Why Newstead is aiming to attract institutional capital to UK regional development

The specialist fund manager is aiming to raise capital from pension funds and insurance companies to finance smaller-scale UK residential projects.

Simon Champ, chief executive of specialist fund manager Newstead Capital, believes there is a growing opportunity to direct pension fund and insurance company capital towards financing small- to medium-scale residential development in the UK.

Newstead, which has so far raised £80 million (€91 million) of capital for its Newstead SME Real Estate Lending Fund, is aiming to raise as much as £300 million this year to invest in what Champ argues is an underserved niche of the UK real estate financing market – regional housebuilders.

The manager believes its fund, which has a five-year timescale to appeal to institutional investors, can deliver £1 billion of funding to support the development of 5,000 new, affordable homes.

“We are providing a conduit for long-term institutional investors to gain access to a market which, until now, has been out of reach,” he said.

In September 2022, Homes England, a public body that funds affordable housing, alongside local authority pension fund the Greater Manchester Pension Fund, clients of wealth manager Mattioli Woods and two Dutch charitable trusts, committed £80 million to the initial close of the fund.

Speaking last September, Peter Denton, chief executive of Homes England, and a former commercial real estate lender with BNP Paribas and Starwood Capital, described the commitment as offering SME housebuilders “a route to finance that may otherwise be unavailable through traditional means”.

Newstead has started deploying capital, Champ explained, with £15 million of loans closed and an additional £20 million in documentation. In February, it provided an £8 million loan to fund the conversion of a former hospital in the coastal town of Eastbourne into 53 residential units, in a mid-60s percent loan-to-gross development value financing. In its second deal, Newstead provided £7 million to a local developer for the conversion of a former brewery building into 21 apartments.

The two schemes are being developed under UK permitted development rights, reducing planning risk. Each involves the revamping of an historic building. “Both are attractive buildings, but they are starting to become eyesores in their towns,” explained Champ.

Writing development financing deals in today’s high-inflation environment requires underwriting a 10 percent contingency in sale prices, labour and materials, added Champ. However, he argued such loans generate attractive risk-adjusted returns for investors.

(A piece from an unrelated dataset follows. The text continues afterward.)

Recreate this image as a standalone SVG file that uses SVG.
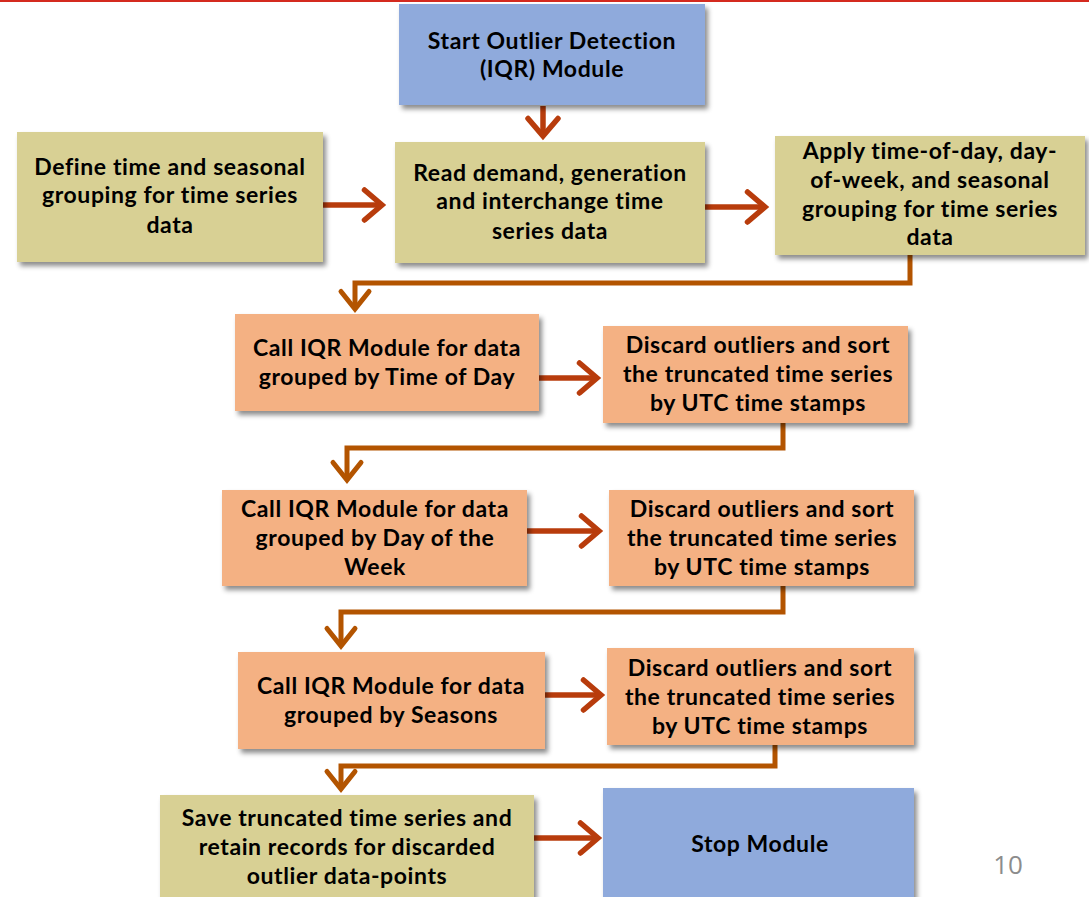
<svg xmlns="http://www.w3.org/2000/svg" width="1089" height="897" viewBox="0 0 1089 897">
<style>
.t{font-family:Lato,"Liberation Sans",sans-serif;font-weight:bold;font-size:23px;letter-spacing:0.6px;fill:#000;text-anchor:middle}
.blue{fill:#8FAADC}
.khaki{fill:#D8D094}
.salmon{fill:#F4B183}
.box{filter:url(#sh)}
.ha{stroke:#B83C0C;stroke-width:5.5;fill:none;marker-end:url(#ah1)}
.el{stroke:#B35400;stroke-width:5;fill:none;marker-end:url(#ah2)}
</style>
<defs>
<filter id="sh" x="-10%" y="-10%" width="130%" height="130%">
<feDropShadow dx="3" dy="4" stdDeviation="2.5" flood-color="#000" flood-opacity="0.45"/>
</filter>
<marker id="ah1" markerWidth="8" markerHeight="10" refX="6.5" refY="5" orient="auto" markerUnits="userSpaceOnUse" viewBox="0 0 8 10" overflow="visible">
<path d="M-11,-10 L6.5,5 L-11,20" fill="none" stroke="#B83C0C" stroke-width="5.5" stroke-linecap="round" stroke-linejoin="miter"/>
</marker>
<marker id="ah2" markerWidth="8" markerHeight="10" refX="6.5" refY="5" orient="auto" markerUnits="userSpaceOnUse" viewBox="0 0 8 10" overflow="visible">
<path d="M-11,-9 L6.5,5 L-11,19" fill="none" stroke="#B35400" stroke-width="5" stroke-linecap="round" stroke-linejoin="miter"/>
</marker>
</defs>
<rect x="0" y="0" width="1089" height="897" fill="#FFFFFF"/>
<rect x="0" y="0" width="1089" height="2" fill="#D42A1F"/>

<g id="connectors">
<path class="ha" d="M543,106 L543,136"/>
<path class="ha" d="M323,205 L382,205"/>
<path class="ha" d="M705,207 L765,207"/>
<path class="ha" d="M539,378 L597,378"/>
<path class="ha" d="M527,531 L599,531"/>
<path class="ha" d="M545,695 L601,695"/>
<path class="ha" d="M534,838 L598,838"/>
<path class="el" d="M910,255 L910,283 L355,283 L355,309"/>
<path class="el" d="M783,423 L783,448 L347,448 L347,480"/>
<path class="el" d="M783,586 L783,612 L341,612 L341,646"/>
<path class="el" d="M775,745 L775,766 L341,766 L341,789"/>
</g>

<g id="start">
<rect class="box blue" x="399" y="4" width="306" height="101"/>
<text class="t" x="552" y="49">Start Outlier Detection</text>
<text class="t" x="552" y="77">(IQR) Module</text>
</g>

<g id="define">
<rect class="box khaki" x="17" y="132" width="306" height="130"/>
<text class="t" x="170" y="175">Define time and seasonal</text>
<text class="t" x="170" y="203">grouping for time series</text>
<text class="t" x="170" y="233">data</text>
</g>

<g id="read">
<rect class="box khaki" x="395" y="142" width="310" height="121"/>
<text class="t" x="550" y="181">Read demand, generation</text>
<text class="t" x="550" y="209">and interchange time</text>
<text class="t" x="550" y="239">series data</text>
</g>

<g id="apply">
<rect class="box khaki" x="775" y="136" width="310" height="119"/>
<text class="t" x="930" y="159">Apply time-of-day, day-</text>
<text class="t" x="930" y="188">of-week, and seasonal</text>
<text class="t" x="930" y="217">grouping for time series</text>
<text class="t" x="930" y="245">data</text>
</g>

<g id="call-tod">
<rect class="box salmon" x="235" y="314" width="304" height="97"/>
<text class="t" x="387" y="356">Call IQR Module for data</text>
<text class="t" x="387" y="385">grouped by Time of Day</text>
</g>

<g id="discard1">
<rect class="box salmon" x="603" y="326" width="305" height="97"/>
<text class="t" x="758" y="353">Discard outliers and sort</text>
<text class="t" x="758" y="382">the truncated time series</text>
<text class="t" x="758" y="411">by UTC time stamps</text>
</g>

<g id="call-dow">
<rect class="box salmon" x="222" y="490" width="305" height="96"/>
<text class="t" x="375" y="517">Call IQR Module for data</text>
<text class="t" x="375" y="546">grouped by Day of the</text>
<text class="t" x="375" y="575">Week</text>
</g>

<g id="discard2">
<rect class="box salmon" x="609" y="490" width="305" height="96"/>
<text class="t" x="762" y="517">Discard outliers and sort</text>
<text class="t" x="762" y="546">the truncated time series</text>
<text class="t" x="762" y="575">by UTC time stamps</text>
</g>

<g id="call-seasons">
<rect class="box salmon" x="238" y="652" width="307" height="97"/>
<text class="t" x="391" y="694">Call IQR Module for data</text>
<text class="t" x="391" y="723">grouped by Seasons</text>
</g>

<g id="discard3">
<rect class="box salmon" x="607" y="648" width="307" height="97"/>
<text class="t" x="760" y="676">Discard outliers and sort</text>
<text class="t" x="760" y="705">the truncated time series</text>
<text class="t" x="760" y="734">by UTC time stamps</text>
</g>

<g id="save">
<rect class="box khaki" x="160" y="795" width="374" height="110"/>
<text class="t" x="347" y="826">Save truncated time series and</text>
<text class="t" x="347" y="855">retain records for discarded</text>
<text class="t" x="347" y="884">outlier data-points</text>
</g>

<g id="stop">
<rect class="box blue" x="603" y="788" width="311" height="117"/>
<text class="t" x="760" y="852">Stop Module</text>
</g>

<text x="1008" y="874" font-family="'Open Sans','Liberation Sans',sans-serif" font-size="26" fill="#8C8C8C" text-anchor="middle">10</text>
</svg>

“When we set the fund up 1.5 years ago, the documents cited a return of 7.5-9 percent for our investors against a pool of smaller residential loans. That was prior to inflation. Now, we are seeing returns above 10 percent.”

Five-year horizon

While Champ acknowledges other specialist lenders are writing loans to SME developers, he argues Newstead’s strategy is unique in that it offers institutional investors a five-year investment in the niche sector.

“Others are lending to regional housebuilders. At the small end, some specialist platforms do it, although mainly through bridge financing. What’s unique is the fund structure. No-one else is trying to bring longer-term, stable money into the sector. No-one else has a dedicated five-year fund for housebuilding.

“Structurally, the private debt industry for medium-sized pension funds has not offered investors access to residential debt finance in a diversified, commingled fund.”

The five-year time horizon suits the needs of many pension funds and insurers, he explains, meaning loans are reinvested and likely to be invested three times in the five-year time frame. “In future, this strategy could lend itself to seven to 10 years.”

The strategy can appeal to smaller pension funds, rather than investors more likely to commit to large private equity fund managers, Champ said: “Consultants will drive larger pension funds to big names in the mainstream private credit industry where returns are lower. They are not rewarded for taking clients to niche strategies. So, for a new manager like us, we are happy to attract smaller tickets from smaller pension funds.”

Newstead is limited to writing loans to a maximum of 10 percent of the fund’s size, with a cap at £20 million. It also has a focus on affordability, targeting schemes in which units will be sold for no more than 25 percent over the average UK house price, which Champ says will ensure projects are pitched appropriately for their location.

“The fund is structurally incentivised to fund the building of affordable properties. We’ll always work with a local valuer to find gaps locally,” he explained.

Newstead is meeting with potential investors as it aims to grow the strategy, Champ said. “We are talking to local authority pension funds, some independent pension funds, international funds, and insurers. They are increasingly attracted to the equity-like returns on senior secured debt. We would love to have raised £300 million by the end of the year.”